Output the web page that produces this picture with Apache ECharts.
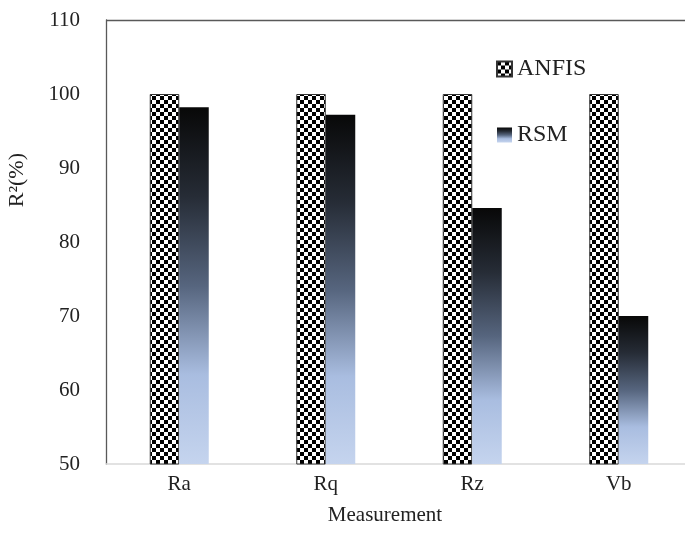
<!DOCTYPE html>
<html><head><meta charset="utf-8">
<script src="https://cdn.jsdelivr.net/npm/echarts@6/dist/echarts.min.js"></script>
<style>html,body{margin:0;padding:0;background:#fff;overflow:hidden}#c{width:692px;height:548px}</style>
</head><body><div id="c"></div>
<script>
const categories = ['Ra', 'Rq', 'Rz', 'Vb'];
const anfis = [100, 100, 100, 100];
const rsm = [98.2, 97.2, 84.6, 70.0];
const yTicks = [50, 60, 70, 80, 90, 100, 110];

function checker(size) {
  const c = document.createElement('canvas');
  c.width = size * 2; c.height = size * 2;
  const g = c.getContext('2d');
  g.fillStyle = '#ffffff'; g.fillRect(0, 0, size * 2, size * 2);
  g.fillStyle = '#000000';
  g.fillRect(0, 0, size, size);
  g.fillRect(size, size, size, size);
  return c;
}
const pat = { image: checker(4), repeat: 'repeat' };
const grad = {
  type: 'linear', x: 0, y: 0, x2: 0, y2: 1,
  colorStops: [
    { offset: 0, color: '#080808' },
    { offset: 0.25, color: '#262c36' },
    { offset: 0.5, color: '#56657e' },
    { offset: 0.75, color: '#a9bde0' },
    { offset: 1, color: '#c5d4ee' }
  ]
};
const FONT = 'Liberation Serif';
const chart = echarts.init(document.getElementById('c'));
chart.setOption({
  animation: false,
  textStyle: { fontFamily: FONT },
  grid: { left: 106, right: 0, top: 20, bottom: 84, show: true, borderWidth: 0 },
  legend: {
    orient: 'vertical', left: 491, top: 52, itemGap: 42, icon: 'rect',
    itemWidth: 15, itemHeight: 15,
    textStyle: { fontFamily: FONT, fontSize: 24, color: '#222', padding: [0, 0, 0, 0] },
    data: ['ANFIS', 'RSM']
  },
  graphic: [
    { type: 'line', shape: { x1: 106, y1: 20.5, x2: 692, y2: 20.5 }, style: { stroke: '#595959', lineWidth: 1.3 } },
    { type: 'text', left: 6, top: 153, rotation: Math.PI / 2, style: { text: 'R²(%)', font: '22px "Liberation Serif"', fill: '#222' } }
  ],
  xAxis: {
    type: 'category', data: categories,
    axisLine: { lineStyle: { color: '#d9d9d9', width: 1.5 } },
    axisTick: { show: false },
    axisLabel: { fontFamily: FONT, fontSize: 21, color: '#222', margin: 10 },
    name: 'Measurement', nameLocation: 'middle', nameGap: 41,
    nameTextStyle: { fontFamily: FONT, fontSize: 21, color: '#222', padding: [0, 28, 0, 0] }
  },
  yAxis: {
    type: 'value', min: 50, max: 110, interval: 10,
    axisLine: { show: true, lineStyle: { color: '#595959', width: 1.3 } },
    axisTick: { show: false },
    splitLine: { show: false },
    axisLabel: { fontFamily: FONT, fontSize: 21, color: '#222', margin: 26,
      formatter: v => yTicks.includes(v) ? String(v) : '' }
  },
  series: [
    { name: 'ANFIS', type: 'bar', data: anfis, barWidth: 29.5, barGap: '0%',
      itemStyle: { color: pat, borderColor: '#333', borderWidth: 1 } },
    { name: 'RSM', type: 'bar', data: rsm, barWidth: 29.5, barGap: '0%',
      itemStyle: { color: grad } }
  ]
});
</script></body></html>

******

AIM
Each line of the data should be quoted exactly, with pictures left out.

EXERCISE RESPONSE
Output the web page that produces this picture with Apache ECharts.
<!DOCTYPE html>
<html><head><meta charset="utf-8">
<script src="https://cdn.jsdelivr.net/npm/echarts@6/dist/echarts.min.js"></script>
<style>html,body{margin:0;padding:0;background:#fff;overflow:hidden}#c{width:692px;height:548px}</style>
</head><body><div id="c"></div>
<script>
const categories = ['Ra', 'Rq', 'Rz', 'Vb'];
const anfis = [100, 100, 100, 100];
const rsm = [98.2, 97.2, 84.6, 70.0];
const yTicks = [50, 60, 70, 80, 90, 100, 110];

function checker(size) {
  const c = document.createElement('canvas');
  c.width = size * 2; c.height = size * 2;
  const g = c.getContext('2d');
  g.fillStyle = '#ffffff'; g.fillRect(0, 0, size * 2, size * 2);
  g.fillStyle = '#000000';
  g.fillRect(0, 0, size, size);
  g.fillRect(size, size, size, size);
  return c;
}
const pat = { image: checker(4), repeat: 'repeat' };
const grad = {
  type: 'linear', x: 0, y: 0, x2: 0, y2: 1,
  colorStops: [
    { offset: 0, color: '#080808' },
    { offset: 0.25, color: '#262c36' },
    { offset: 0.5, color: '#56657e' },
    { offset: 0.75, color: '#a9bde0' },
    { offset: 1, color: '#c5d4ee' }
  ]
};
const FONT = 'Liberation Serif';
const chart = echarts.init(document.getElementById('c'));
chart.setOption({
  animation: false,
  textStyle: { fontFamily: FONT },
  grid: { left: 106, right: 0, top: 20, bottom: 84, show: true, borderWidth: 0 },
  legend: {
    orient: 'vertical', left: 491, top: 52, itemGap: 42, icon: 'rect',
    itemWidth: 15, itemHeight: 15,
    textStyle: { fontFamily: FONT, fontSize: 24, color: '#222', padding: [0, 0, 0, 0] },
    data: ['ANFIS', 'RSM']
  },
  graphic: [
    { type: 'line', shape: { x1: 106, y1: 20.5, x2: 692, y2: 20.5 }, style: { stroke: '#595959', lineWidth: 1.3 } },
    { type: 'text', left: 6, top: 153, rotation: Math.PI / 2, style: { text: 'R²(%)', font: '22px "Liberation Serif"', fill: '#222' } }
  ],
  xAxis: {
    type: 'category', data: categories,
    axisLine: { lineStyle: { color: '#d9d9d9', width: 1.5 } },
    axisTick: { show: false },
    axisLabel: { fontFamily: FONT, fontSize: 21, color: '#222', margin: 10 },
    name: 'Measurement', nameLocation: 'middle', nameGap: 41,
    nameTextStyle: { fontFamily: FONT, fontSize: 21, color: '#222', padding: [0, 28, 0, 0] }
  },
  yAxis: {
    type: 'value', min: 50, max: 110, interval: 10,
    axisLine: { show: true, lineStyle: { color: '#595959', width: 1.3 } },
    axisTick: { show: false },
    splitLine: { show: false },
    axisLabel: { fontFamily: FONT, fontSize: 21, color: '#222', margin: 26,
      formatter: v => yTicks.includes(v) ? String(v) : '' }
  },
  series: [
    { name: 'ANFIS', type: 'bar', data: anfis, barWidth: 29.5, barGap: '0%',
      itemStyle: { color: pat, borderColor: '#333', borderWidth: 1 } },
    { name: 'RSM', type: 'bar', data: rsm, barWidth: 29.5, barGap: '0%',
      itemStyle: { color: grad } }
  ]
});
</script></body></html>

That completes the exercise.